Für die Betriebe in der Region ist der Kunststoffcampus samt seiner berufsbegleitenden Studiengänge ein Segen. Wollte ein Mitarbeiter früher studieren, war zwangsläufig seine Kündigung die Folge und eine Rückkehr nach erfolgreichem Universitätsabschluss nicht garantiert. Wer nun aber bereit ist, in die Weiterbildung der Mitarbeiter zu investierten, erhält nicht nur besser qualifiziertes Personel, sondern hält es in der Regel auch am Standort.

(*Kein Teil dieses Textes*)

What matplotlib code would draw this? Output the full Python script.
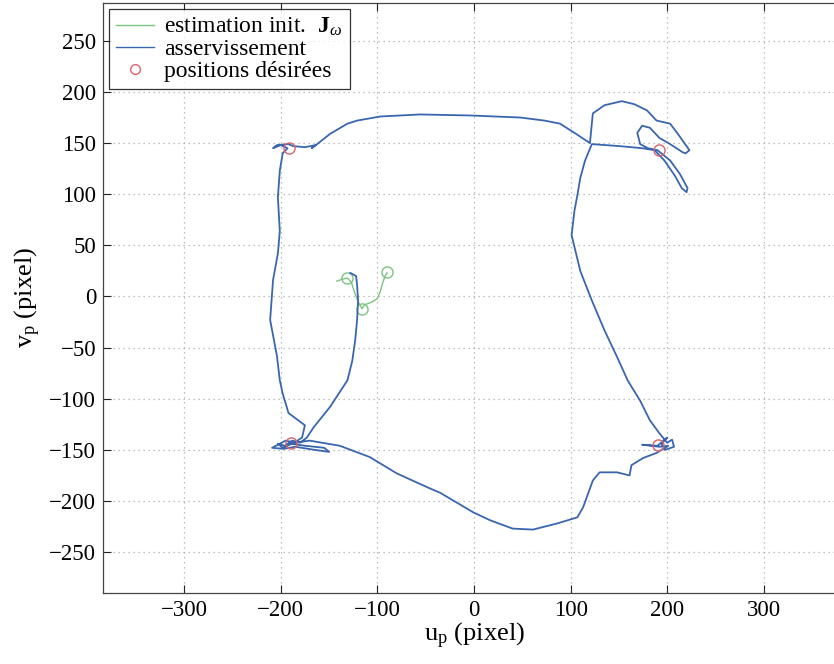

Derzeit sind vier Mitarbeiter von RF Plast am Kunststoffcampus in Weißenburg eingeschrieben. Die Erfahrungen der Studierenden motivieren natürlich auch die Kollegen, eine Fortbildung in Angriff zu nehmen. Schon im Herbst folgen deshalb zwei weitere Mitarbeiter diesem Beispiel. Sie werden später in der Entwicklungsabteilung oder der mittleren Führungsebene des Unternehmens ihren Platz finden. Daniel Groß will einmal Fertigungsleiter werden, das ist so auch im Personalentwicklungsplan, der in der Gunzenhäuser Firma gemeinsam mit den Mitarbeitern erstellt wird, festgeschrieben. Wie weit es für ihn auf der Karriereleiter hinaufgehen kann, das hätte sich der ehemalige Hauptschüler vor Jahren wohl auch nicht träumen lassen.